◆ What this task involves: With the images removed, repeat the data below exactly.

────────────────

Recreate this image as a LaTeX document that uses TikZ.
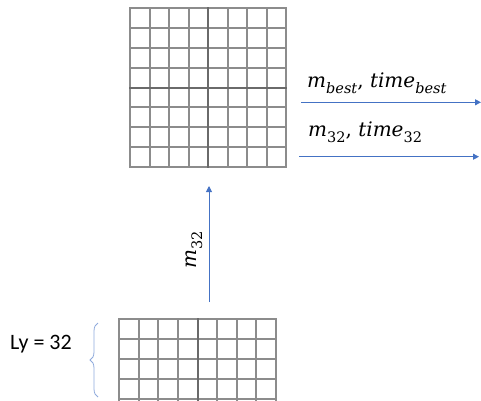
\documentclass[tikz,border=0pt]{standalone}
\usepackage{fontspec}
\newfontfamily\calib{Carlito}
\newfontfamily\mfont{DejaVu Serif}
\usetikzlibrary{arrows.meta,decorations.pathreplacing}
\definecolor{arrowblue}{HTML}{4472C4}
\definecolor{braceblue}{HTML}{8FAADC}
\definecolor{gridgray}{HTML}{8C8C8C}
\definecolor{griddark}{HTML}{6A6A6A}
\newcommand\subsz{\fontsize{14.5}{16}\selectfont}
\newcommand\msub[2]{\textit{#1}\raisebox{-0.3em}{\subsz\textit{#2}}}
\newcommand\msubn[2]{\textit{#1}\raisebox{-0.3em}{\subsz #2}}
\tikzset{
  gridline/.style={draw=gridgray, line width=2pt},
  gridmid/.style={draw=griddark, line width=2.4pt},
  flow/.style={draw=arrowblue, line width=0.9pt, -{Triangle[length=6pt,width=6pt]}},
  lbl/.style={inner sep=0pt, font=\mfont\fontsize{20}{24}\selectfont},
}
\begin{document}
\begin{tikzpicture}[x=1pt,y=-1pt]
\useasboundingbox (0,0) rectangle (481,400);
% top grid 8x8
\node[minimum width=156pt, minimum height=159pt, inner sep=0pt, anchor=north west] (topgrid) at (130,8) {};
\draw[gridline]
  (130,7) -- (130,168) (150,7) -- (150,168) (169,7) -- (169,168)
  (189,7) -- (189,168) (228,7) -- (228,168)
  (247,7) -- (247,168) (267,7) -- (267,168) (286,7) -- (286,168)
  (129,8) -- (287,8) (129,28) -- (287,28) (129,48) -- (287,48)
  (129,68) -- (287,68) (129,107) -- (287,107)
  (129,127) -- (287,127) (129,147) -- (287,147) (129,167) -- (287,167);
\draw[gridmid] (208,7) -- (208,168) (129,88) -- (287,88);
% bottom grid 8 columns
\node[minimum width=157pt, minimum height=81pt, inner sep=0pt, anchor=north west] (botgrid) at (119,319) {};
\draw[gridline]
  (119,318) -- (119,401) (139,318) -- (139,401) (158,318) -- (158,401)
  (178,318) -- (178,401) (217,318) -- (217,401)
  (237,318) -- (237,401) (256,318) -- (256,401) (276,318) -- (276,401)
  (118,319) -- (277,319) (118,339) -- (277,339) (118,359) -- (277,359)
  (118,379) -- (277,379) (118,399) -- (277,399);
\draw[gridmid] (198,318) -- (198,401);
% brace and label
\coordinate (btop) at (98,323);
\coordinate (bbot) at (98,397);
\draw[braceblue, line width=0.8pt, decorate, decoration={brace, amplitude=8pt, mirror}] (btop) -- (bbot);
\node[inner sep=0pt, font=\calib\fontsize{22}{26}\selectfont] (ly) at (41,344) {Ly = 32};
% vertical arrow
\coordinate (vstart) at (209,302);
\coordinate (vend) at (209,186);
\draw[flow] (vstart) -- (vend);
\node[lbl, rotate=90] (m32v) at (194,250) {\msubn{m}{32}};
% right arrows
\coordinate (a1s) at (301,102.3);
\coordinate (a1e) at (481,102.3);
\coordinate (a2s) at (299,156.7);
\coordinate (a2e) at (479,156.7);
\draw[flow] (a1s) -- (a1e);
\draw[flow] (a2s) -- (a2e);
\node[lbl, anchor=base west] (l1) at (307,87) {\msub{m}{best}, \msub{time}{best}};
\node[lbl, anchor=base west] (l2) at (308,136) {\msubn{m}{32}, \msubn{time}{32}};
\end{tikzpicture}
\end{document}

────────────────

◆ The solution:
Recreate this image as a LaTeX document that uses TikZ.
\documentclass[tikz,border=0pt]{standalone}
\usepackage{fontspec}
\newfontfamily\calib{Carlito}
\newfontfamily\mfont{DejaVu Serif}
\usetikzlibrary{arrows.meta,decorations.pathreplacing}
\definecolor{arrowblue}{HTML}{4472C4}
\definecolor{braceblue}{HTML}{8FAADC}
\definecolor{gridgray}{HTML}{8C8C8C}
\definecolor{griddark}{HTML}{6A6A6A}
\newcommand\subsz{\fontsize{14.5}{16}\selectfont}
\newcommand\msub[2]{\textit{#1}\raisebox{-0.3em}{\subsz\textit{#2}}}
\newcommand\msubn[2]{\textit{#1}\raisebox{-0.3em}{\subsz #2}}
\tikzset{
  gridline/.style={draw=gridgray, line width=2pt},
  gridmid/.style={draw=griddark, line width=2.4pt},
  flow/.style={draw=arrowblue, line width=0.9pt, -{Triangle[length=6pt,width=6pt]}},
  lbl/.style={inner sep=0pt, font=\mfont\fontsize{20}{24}\selectfont},
}
\begin{document}
\begin{tikzpicture}[x=1pt,y=-1pt]
\useasboundingbox (0,0) rectangle (481,400);
% top grid 8x8
\node[minimum width=156pt, minimum height=159pt, inner sep=0pt, anchor=north west] (topgrid) at (130,8) {};
\draw[gridline]
  (130,7) -- (130,168) (150,7) -- (150,168) (169,7) -- (169,168)
  (189,7) -- (189,168) (228,7) -- (228,168)
  (247,7) -- (247,168) (267,7) -- (267,168) (286,7) -- (286,168)
  (129,8) -- (287,8) (129,28) -- (287,28) (129,48) -- (287,48)
  (129,68) -- (287,68) (129,107) -- (287,107)
  (129,127) -- (287,127) (129,147) -- (287,147) (129,167) -- (287,167);
\draw[gridmid] (208,7) -- (208,168) (129,88) -- (287,88);
% bottom grid 8 columns
\node[minimum width=157pt, minimum height=81pt, inner sep=0pt, anchor=north west] (botgrid) at (119,319) {};
\draw[gridline]
  (119,318) -- (119,401) (139,318) -- (139,401) (158,318) -- (158,401)
  (178,318) -- (178,401) (217,318) -- (217,401)
  (237,318) -- (237,401) (256,318) -- (256,401) (276,318) -- (276,401)
  (118,319) -- (277,319) (118,339) -- (277,339) (118,359) -- (277,359)
  (118,379) -- (277,379) (118,399) -- (277,399);
\draw[gridmid] (198,318) -- (198,401);
% brace and label
\coordinate (btop) at (98,323);
\coordinate (bbot) at (98,397);
\draw[braceblue, line width=0.8pt, decorate, decoration={brace, amplitude=8pt, mirror}] (btop) -- (bbot);
\node[inner sep=0pt, font=\calib\fontsize{22}{26}\selectfont] (ly) at (41,344) {Ly = 32};
% vertical arrow
\coordinate (vstart) at (209,302);
\coordinate (vend) at (209,186);
\draw[flow] (vstart) -- (vend);
\node[lbl, rotate=90] (m32v) at (194,250) {\msubn{m}{32}};
% right arrows
\coordinate (a1s) at (301,102.3);
\coordinate (a1e) at (481,102.3);
\coordinate (a2s) at (299,156.7);
\coordinate (a2e) at (479,156.7);
\draw[flow] (a1s) -- (a1e);
\draw[flow] (a2s) -- (a2e);
\node[lbl, anchor=base west] (l1) at (307,87) {\msub{m}{best}, \msub{time}{best}};
\node[lbl, anchor=base west] (l2) at (308,136) {\msubn{m}{32}, \msubn{time}{32}};
\end{tikzpicture}
\end{document}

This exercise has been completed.